In miraculous ways we were able to cancel both transactions, and on a Sunday in April 1978, I was sustained as the bishop of the ward where I grew up. I am confident that there were widowed sisters in the sacrament meeting on the day I was sustained as bishop that were in the sacrament meeting on the day I was blessed as a baby. I did not serve for long, but it was a sacred time for us and our family, and I refer to this experience as some of my fondest childhood memories.
Now, let me take you back to the experience I shared as I began my remarks this morning. I recovered from that disastrous pre-test. I was magnified in my effort. I was blessed with capacity to accomplish more in limited time than I ever thought possible. I was helped along the way by people who came forward for unknown reasons, other than they felt impressed to do so. I was the third person in my cohort to finish and defend my dissertation.
I learned what to do in a moment when I did not know what to do as I relied on the principles I have mentioned today.
I testify that God has not placed us on this earth to be left alone. He knows there will be times – many times – when we won’t know what to do. But, we need not find ourselves in a situation not knowing what to do when we don’t know what to do. Scriptures, prophets, temples, and the Holy Ghost are sacred tools and resources that will always help us know.
I so testify in the sacred name of Jesus Christ, amen.
President Bruce C. Kusch began his Church Educational System employment as a member of the business management faculty at Brigham Young University–Idaho in August 2002.
In July 2008, he was named associate academic vice president for curriculum at BYU–Idaho, serving in that capacity until June 2012 when he was called to serve as president of the Mexico Cuernavaca Mission.
President Kusch returned to BYU-Idaho in July 2015 as associate dean of online programs.
Before joining the BYU-Idaho faculty, President Kusch worked as a sales and marketing executive and management consultant for various high-technology firms in the San Francisco Bay Area.
President Kusch holds a B.S. in business administration from the University of Phoenix, an MBA from the Keller Graduate School of Management and a Ph.D. in instructional design from Idaho State University.
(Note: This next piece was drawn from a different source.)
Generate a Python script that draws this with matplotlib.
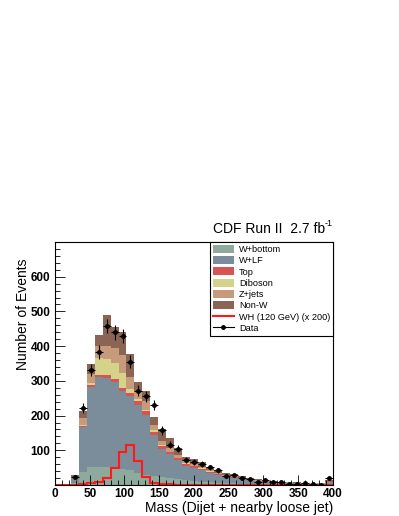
import numpy as np
import matplotlib
matplotlib.use("Agg")
import matplotlib.pyplot as plt
from matplotlib.patches import Patch
from matplotlib.lines import Line2D

plt.rcParams['font.family'] = ['Liberation Sans', 'DejaVu Sans']

# 35 bins from 0 to 400 GeV
edges = np.linspace(0, 400, 36)

# background templates (events per bin)
w_bottom = [0, 0, 5, 38, 52, 53, 53, 51, 46, 42, 35, 30, 26, 23, 19, 16, 14, 12,
            10, 9, 7, 6, 5, 4, 4, 3, 3, 2, 2, 2, 1, 1, 1, 1, 2]
w_lf = [0, 0, 15, 130, 231, 257, 254, 245, 225, 213, 195, 172, 119, 82, 69, 56, 42, 38,
        34, 27, 23, 18, 16, 13, 10, 8, 6.5, 6, 5, 4, 4.5, 4, 3, 2.5, 8]
top = [0, 0, 0.3, 3, 6, 7, 9, 8, 9, 10, 11, 10, 9, 7, 6, 5, 4, 3.5,
       3, 2.5, 2, 2, 1.5, 1.2, 1, 0.8, 0.7, 0.6, 0.5, 0.5, 0.4, 0.4, 0.3, 0.3, 0.6]
diboson = [0, 0, 0.5, 3, 6, 48, 48, 48, 42, 12, 6, 4, 3.5, 3, 2.5, 2, 2, 1.5,
           1.2, 1, 1, 0.8, 0.7, 0.6, 0.5, 0.5, 0.4, 0.4, 0.3, 0.3, 0.3, 0.2, 0.2, 0.2, 0.4]
zjets = [0, 0, 1, 20, 26, 36, 36, 43, 53, 35, 25, 25, 15, 12, 10, 8, 6, 5,
         4, 3.5, 3, 2.5, 2, 1.7, 1.5, 1.2, 1, 1, 0.8, 0.7, 0.6, 0.5, 0.5, 0.4, 1.2]
non_w = [0, 0, 6.2, 19, 27, 31, 89, 61, 66, 66, 26, 29, 22.5, 33, 28.5, 19, 12, 14,
         13.8, 10, 8, 5.7, 6.8, 4.5, 3, 2.5, 2.4, 2, 1.4, 1.5, 1.2, 0.9, 1, 0.6, 2.8]

# signal WH (120 GeV) scaled x200
wh = [0, 0, 0.5, 2, 5, 9, 21, 50, 96, 115, 70, 22, 7, 2, 1.5, 1, 1, 0.5,
      0.4, 0.3, 0.2, 0.2, 0.1, 0.1, 0, 0, 0, 0, 0, 0, 0, 0, 0, 0, 0]

data = [0, 0, 24, 221, 331, 383, 458, 440, 430, 355, 272, 255, 231, 157, 116, 104, 73, 67,
        61, 51, 42, 25, 29, 20, 17, 8, 13, 8, 8, 4, 3, 6, 3, 1, 21]

labels = ["W+bottom", "W+LF", "Top", "Diboson", "Z+jets", "Non-W"]
colors = ["#8daa9c", "#7b8d9b", "#d95450", "#d5d38a", "#c89a7c", "#8b6553"]

fig = plt.figure(figsize=(3.99, 5.16), dpi=100)
ax = fig.add_axes([55/399, 31/516, 278/399, 243/516])

base = np.zeros(len(edges) - 1)
for vals, col in zip([w_bottom, w_lf, top, diboson, zjets, non_w], colors):
    vals = np.array(vals, dtype=float)
    ax.stairs(base + vals, edges, baseline=base.copy(), fill=True, color=col, lw=0)
    base = base + vals

ax.stairs(wh, edges, color="#ff1a1a", lw=1.5, baseline=None)

centers = 0.5 * (edges[:-1] + edges[1:])
d = np.array(data, dtype=float)
mask = d > 0
ax.errorbar(centers[mask], d[mask], yerr=np.sqrt(d[mask]), xerr=(edges[1] - edges[0]) / 2,
            fmt="o", ms=2.5, color="black", lw=0.8, capsize=0)

ax.set_xlim(0, 400)
ax.set_ylim(0, 700)
ax.set_xticks(np.arange(0, 401, 50))
ax.set_xticks(np.arange(0, 401, 10), minor=True)
ax.set_yticks(np.arange(100, 601, 100))
ax.set_yticks(np.arange(0, 701, 20), minor=True)
ax.tick_params(which="both", direction="in", top=False, right=False, width=0.6,
               labelsize=8.5)
ax.tick_params(axis="x", which="major", pad=2.5)
ax.tick_params(which="major", length=7)
ax.tick_params(which="minor", length=3.5)
for lab in ax.get_xticklabels() + ax.get_yticklabels():
    lab.set_fontweight("bold")
for sp in ax.spines.values():
    sp.set_linewidth(0.8)

fig.text(333/399, (516-508)/516, "Mass (Dijet + nearby loose jet)", ha="right", va="center",
         fontsize=10)
fig.text(23/399, (516-314)/516, "Number of Events", rotation=90, ha="center", va="center",
         fontsize=10)
fig.text(325/399, (516-229)/516, "CDF Run II  2.7 fb", ha="right", va="center",
         fontsize=10)
fig.text(325/399, (516-224)/516, "-1", ha="left", va="center", fontsize=6.5)

handles = [Patch(facecolor=c, edgecolor="none") for c in colors]
handles += [Line2D([], [], color="#ff1a1a", lw=1.5),
            Line2D([], [], color="black", lw=0.8, marker="o", ms=2.5)]
leg = ax.legend(handles, labels + ["WH (120 GeV) (x 200)", "Data"], loc="upper right",
                bbox_to_anchor=(1, 1), frameon=True, fancybox=False, edgecolor="black",
                framealpha=1, fontsize=6.6, borderaxespad=0, handlelength=2.3,
                handleheight=1.0, labelspacing=0.22, borderpad=0.3, handletextpad=0.55)
leg.get_frame().set_linewidth(0.8)

fig.savefig("out.png", dpi=100)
In May 2012, he was awarded the Kole-McGuffey Prize from the College of Education at Idaho State University, recognizing him as the outstanding doctoral candidate for his research in creating significant online learning environments.
President Kusch has served the LDS Church in many capacities, including full-time missionary (Guatemala-El Salvador Mission), elders quorum president, bishop, stake president and mission president. He currently serves as a member of the North Salt Lake Utah Parkway Stake high council.
President Bruce C. Kusch became the 13th president of LDS Business College on April 17, 2017, where he had been serving as its chief academic officer since March 2016.
President Kusch and his wife, Alynda, were married in the Los Angeles California Temple in 1974. They are the parents of four children and have 21 grandchildren. His interests include running, biking, fly fishing, photography and outdoor cooking.